* _What the exercise asks_
Go through the listing and copy every line word for word.

* _Given information_
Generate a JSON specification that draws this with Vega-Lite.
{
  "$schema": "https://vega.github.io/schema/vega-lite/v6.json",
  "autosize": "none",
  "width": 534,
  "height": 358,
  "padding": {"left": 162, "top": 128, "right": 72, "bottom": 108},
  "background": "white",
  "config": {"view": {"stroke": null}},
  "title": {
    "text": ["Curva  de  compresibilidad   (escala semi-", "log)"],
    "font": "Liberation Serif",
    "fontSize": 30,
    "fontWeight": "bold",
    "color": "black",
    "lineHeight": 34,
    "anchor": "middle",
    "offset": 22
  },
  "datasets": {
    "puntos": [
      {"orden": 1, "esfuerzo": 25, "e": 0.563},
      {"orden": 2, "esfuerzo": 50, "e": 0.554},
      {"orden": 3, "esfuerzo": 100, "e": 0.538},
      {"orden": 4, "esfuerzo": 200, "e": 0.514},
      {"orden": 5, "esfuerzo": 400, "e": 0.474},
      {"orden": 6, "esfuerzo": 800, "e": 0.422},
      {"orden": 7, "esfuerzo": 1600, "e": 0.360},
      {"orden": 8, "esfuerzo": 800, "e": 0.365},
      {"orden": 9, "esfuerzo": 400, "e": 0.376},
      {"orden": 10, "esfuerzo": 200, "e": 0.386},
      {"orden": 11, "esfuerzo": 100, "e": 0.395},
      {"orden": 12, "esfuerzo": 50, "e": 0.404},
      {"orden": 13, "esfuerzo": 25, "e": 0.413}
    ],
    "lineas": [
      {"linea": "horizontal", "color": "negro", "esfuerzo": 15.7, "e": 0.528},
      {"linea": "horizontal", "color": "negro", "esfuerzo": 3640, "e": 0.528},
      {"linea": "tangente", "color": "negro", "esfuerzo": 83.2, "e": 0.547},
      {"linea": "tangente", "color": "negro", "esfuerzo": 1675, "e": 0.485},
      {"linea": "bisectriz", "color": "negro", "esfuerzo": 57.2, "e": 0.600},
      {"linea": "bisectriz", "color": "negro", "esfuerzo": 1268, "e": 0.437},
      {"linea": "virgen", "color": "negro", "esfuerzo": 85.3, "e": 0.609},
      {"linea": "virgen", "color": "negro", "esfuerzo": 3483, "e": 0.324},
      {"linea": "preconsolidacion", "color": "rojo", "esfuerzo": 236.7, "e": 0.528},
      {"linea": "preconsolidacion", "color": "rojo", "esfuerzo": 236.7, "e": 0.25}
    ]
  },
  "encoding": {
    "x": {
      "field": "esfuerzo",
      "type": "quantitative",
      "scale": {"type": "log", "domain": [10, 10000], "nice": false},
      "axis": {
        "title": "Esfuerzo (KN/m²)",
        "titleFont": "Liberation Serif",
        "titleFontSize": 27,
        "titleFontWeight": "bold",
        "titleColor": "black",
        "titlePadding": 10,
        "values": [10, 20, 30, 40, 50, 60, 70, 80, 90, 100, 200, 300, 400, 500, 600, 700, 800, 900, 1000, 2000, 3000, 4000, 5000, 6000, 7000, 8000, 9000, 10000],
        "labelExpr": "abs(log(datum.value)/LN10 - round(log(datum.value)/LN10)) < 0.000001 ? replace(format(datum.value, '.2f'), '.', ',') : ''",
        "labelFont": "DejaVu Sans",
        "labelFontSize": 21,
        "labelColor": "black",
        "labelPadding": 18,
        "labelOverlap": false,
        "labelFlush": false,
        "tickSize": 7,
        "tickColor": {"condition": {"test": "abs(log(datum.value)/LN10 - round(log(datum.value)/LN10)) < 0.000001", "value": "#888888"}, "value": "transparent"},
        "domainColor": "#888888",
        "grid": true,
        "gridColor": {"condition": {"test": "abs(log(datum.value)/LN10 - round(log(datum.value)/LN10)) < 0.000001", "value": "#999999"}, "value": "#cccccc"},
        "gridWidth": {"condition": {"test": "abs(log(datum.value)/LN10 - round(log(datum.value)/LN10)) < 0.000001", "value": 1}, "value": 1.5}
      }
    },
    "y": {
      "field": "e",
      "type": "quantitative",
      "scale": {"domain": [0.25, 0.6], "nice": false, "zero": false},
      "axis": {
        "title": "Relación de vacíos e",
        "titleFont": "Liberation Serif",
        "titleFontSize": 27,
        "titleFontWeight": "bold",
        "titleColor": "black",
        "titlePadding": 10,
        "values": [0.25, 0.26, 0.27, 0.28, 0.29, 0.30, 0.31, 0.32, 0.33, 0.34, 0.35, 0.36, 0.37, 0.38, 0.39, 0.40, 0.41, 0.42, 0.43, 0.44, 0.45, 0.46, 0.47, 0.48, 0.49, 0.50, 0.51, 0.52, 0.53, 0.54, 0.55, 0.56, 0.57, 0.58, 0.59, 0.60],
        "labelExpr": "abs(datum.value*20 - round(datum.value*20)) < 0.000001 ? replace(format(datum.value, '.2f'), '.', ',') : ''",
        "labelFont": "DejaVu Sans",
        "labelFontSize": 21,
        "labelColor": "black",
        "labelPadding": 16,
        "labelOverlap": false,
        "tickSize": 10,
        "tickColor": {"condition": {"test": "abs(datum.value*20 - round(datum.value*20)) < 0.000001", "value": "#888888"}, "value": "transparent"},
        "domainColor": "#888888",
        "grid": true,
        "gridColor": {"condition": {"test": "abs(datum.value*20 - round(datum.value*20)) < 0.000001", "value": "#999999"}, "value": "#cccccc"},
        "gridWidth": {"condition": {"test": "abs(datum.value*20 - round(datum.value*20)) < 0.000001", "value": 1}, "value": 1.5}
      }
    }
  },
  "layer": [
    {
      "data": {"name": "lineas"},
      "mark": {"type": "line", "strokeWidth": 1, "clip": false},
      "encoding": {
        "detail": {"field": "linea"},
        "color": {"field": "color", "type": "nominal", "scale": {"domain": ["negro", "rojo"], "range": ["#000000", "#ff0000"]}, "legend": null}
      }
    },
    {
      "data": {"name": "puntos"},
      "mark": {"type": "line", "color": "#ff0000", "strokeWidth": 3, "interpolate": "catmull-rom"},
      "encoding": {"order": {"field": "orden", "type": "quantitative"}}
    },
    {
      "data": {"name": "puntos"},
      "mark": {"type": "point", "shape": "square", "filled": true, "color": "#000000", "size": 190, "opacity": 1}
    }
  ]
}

* _Result below_
Generate a JSON specification that draws this with Vega-Lite.
{
  "$schema": "https://vega.github.io/schema/vega-lite/v6.json",
  "autosize": "none",
  "width": 534,
  "height": 358,
  "padding": {"left": 162, "top": 128, "right": 72, "bottom": 108},
  "background": "white",
  "config": {"view": {"stroke": null}},
  "title": {
    "text": ["Curva  de  compresibilidad   (escala semi-", "log)"],
    "font": "Liberation Serif",
    "fontSize": 30,
    "fontWeight": "bold",
    "color": "black",
    "lineHeight": 34,
    "anchor": "middle",
    "offset": 22
  },
  "datasets": {
    "puntos": [
      {"orden": 1, "esfuerzo": 25, "e": 0.563},
      {"orden": 2, "esfuerzo": 50, "e": 0.554},
      {"orden": 3, "esfuerzo": 100, "e": 0.538},
      {"orden": 4, "esfuerzo": 200, "e": 0.514},
      {"orden": 5, "esfuerzo": 400, "e": 0.474},
      {"orden": 6, "esfuerzo": 800, "e": 0.422},
      {"orden": 7, "esfuerzo": 1600, "e": 0.360},
      {"orden": 8, "esfuerzo": 800, "e": 0.365},
      {"orden": 9, "esfuerzo": 400, "e": 0.376},
      {"orden": 10, "esfuerzo": 200, "e": 0.386},
      {"orden": 11, "esfuerzo": 100, "e": 0.395},
      {"orden": 12, "esfuerzo": 50, "e": 0.404},
      {"orden": 13, "esfuerzo": 25, "e": 0.413}
    ],
    "lineas": [
      {"linea": "horizontal", "color": "negro", "esfuerzo": 15.7, "e": 0.528},
      {"linea": "horizontal", "color": "negro", "esfuerzo": 3640, "e": 0.528},
      {"linea": "tangente", "color": "negro", "esfuerzo": 83.2, "e": 0.547},
      {"linea": "tangente", "color": "negro", "esfuerzo": 1675, "e": 0.485},
      {"linea": "bisectriz", "color": "negro", "esfuerzo": 57.2, "e": 0.600},
      {"linea": "bisectriz", "color": "negro", "esfuerzo": 1268, "e": 0.437},
      {"linea": "virgen", "color": "negro", "esfuerzo": 85.3, "e": 0.609},
      {"linea": "virgen", "color": "negro", "esfuerzo": 3483, "e": 0.324},
      {"linea": "preconsolidacion", "color": "rojo", "esfuerzo": 236.7, "e": 0.528},
      {"linea": "preconsolidacion", "color": "rojo", "esfuerzo": 236.7, "e": 0.25}
    ]
  },
  "encoding": {
    "x": {
      "field": "esfuerzo",
      "type": "quantitative",
      "scale": {"type": "log", "domain": [10, 10000], "nice": false},
      "axis": {
        "title": "Esfuerzo (KN/m²)",
        "titleFont": "Liberation Serif",
        "titleFontSize": 27,
        "titleFontWeight": "bold",
        "titleColor": "black",
        "titlePadding": 10,
        "values": [10, 20, 30, 40, 50, 60, 70, 80, 90, 100, 200, 300, 400, 500, 600, 700, 800, 900, 1000, 2000, 3000, 4000, 5000, 6000, 7000, 8000, 9000, 10000],
        "labelExpr": "abs(log(datum.value)/LN10 - round(log(datum.value)/LN10)) < 0.000001 ? replace(format(datum.value, '.2f'), '.', ',') : ''",
        "labelFont": "DejaVu Sans",
        "labelFontSize": 21,
        "labelColor": "black",
        "labelPadding": 18,
        "labelOverlap": false,
        "labelFlush": false,
        "tickSize": 7,
        "tickColor": {"condition": {"test": "abs(log(datum.value)/LN10 - round(log(datum.value)/LN10)) < 0.000001", "value": "#888888"}, "value": "transparent"},
        "domainColor": "#888888",
        "grid": true,
        "gridColor": {"condition": {"test": "abs(log(datum.value)/LN10 - round(log(datum.value)/LN10)) < 0.000001", "value": "#999999"}, "value": "#cccccc"},
        "gridWidth": {"condition": {"test": "abs(log(datum.value)/LN10 - round(log(datum.value)/LN10)) < 0.000001", "value": 1}, "value": 1.5}
      }
    },
    "y": {
      "field": "e",
      "type": "quantitative",
      "scale": {"domain": [0.25, 0.6], "nice": false, "zero": false},
      "axis": {
        "title": "Relación de vacíos e",
        "titleFont": "Liberation Serif",
        "titleFontSize": 27,
        "titleFontWeight": "bold",
        "titleColor": "black",
        "titlePadding": 10,
        "values": [0.25, 0.26, 0.27, 0.28, 0.29, 0.30, 0.31, 0.32, 0.33, 0.34, 0.35, 0.36, 0.37, 0.38, 0.39, 0.40, 0.41, 0.42, 0.43, 0.44, 0.45, 0.46, 0.47, 0.48, 0.49, 0.50, 0.51, 0.52, 0.53, 0.54, 0.55, 0.56, 0.57, 0.58, 0.59, 0.60],
        "labelExpr": "abs(datum.value*20 - round(datum.value*20)) < 0.000001 ? replace(format(datum.value, '.2f'), '.', ',') : ''",
        "labelFont": "DejaVu Sans",
        "labelFontSize": 21,
        "labelColor": "black",
        "labelPadding": 16,
        "labelOverlap": false,
        "tickSize": 10,
        "tickColor": {"condition": {"test": "abs(datum.value*20 - round(datum.value*20)) < 0.000001", "value": "#888888"}, "value": "transparent"},
        "domainColor": "#888888",
        "grid": true,
        "gridColor": {"condition": {"test": "abs(datum.value*20 - round(datum.value*20)) < 0.000001", "value": "#999999"}, "value": "#cccccc"},
        "gridWidth": {"condition": {"test": "abs(datum.value*20 - round(datum.value*20)) < 0.000001", "value": 1}, "value": 1.5}
      }
    }
  },
  "layer": [
    {
      "data": {"name": "lineas"},
      "mark": {"type": "line", "strokeWidth": 1, "clip": false},
      "encoding": {
        "detail": {"field": "linea"},
        "color": {"field": "color", "type": "nominal", "scale": {"domain": ["negro", "rojo"], "range": ["#000000", "#ff0000"]}, "legend": null}
      }
    },
    {
      "data": {"name": "puntos"},
      "mark": {"type": "line", "color": "#ff0000", "strokeWidth": 3, "interpolate": "catmull-rom"},
      "encoding": {"order": {"field": "orden", "type": "quantitative"}}
    },
    {
      "data": {"name": "puntos"},
      "mark": {"type": "point", "shape": "square", "filled": true, "color": "#000000", "size": 190, "opacity": 1}
    }
  ]
}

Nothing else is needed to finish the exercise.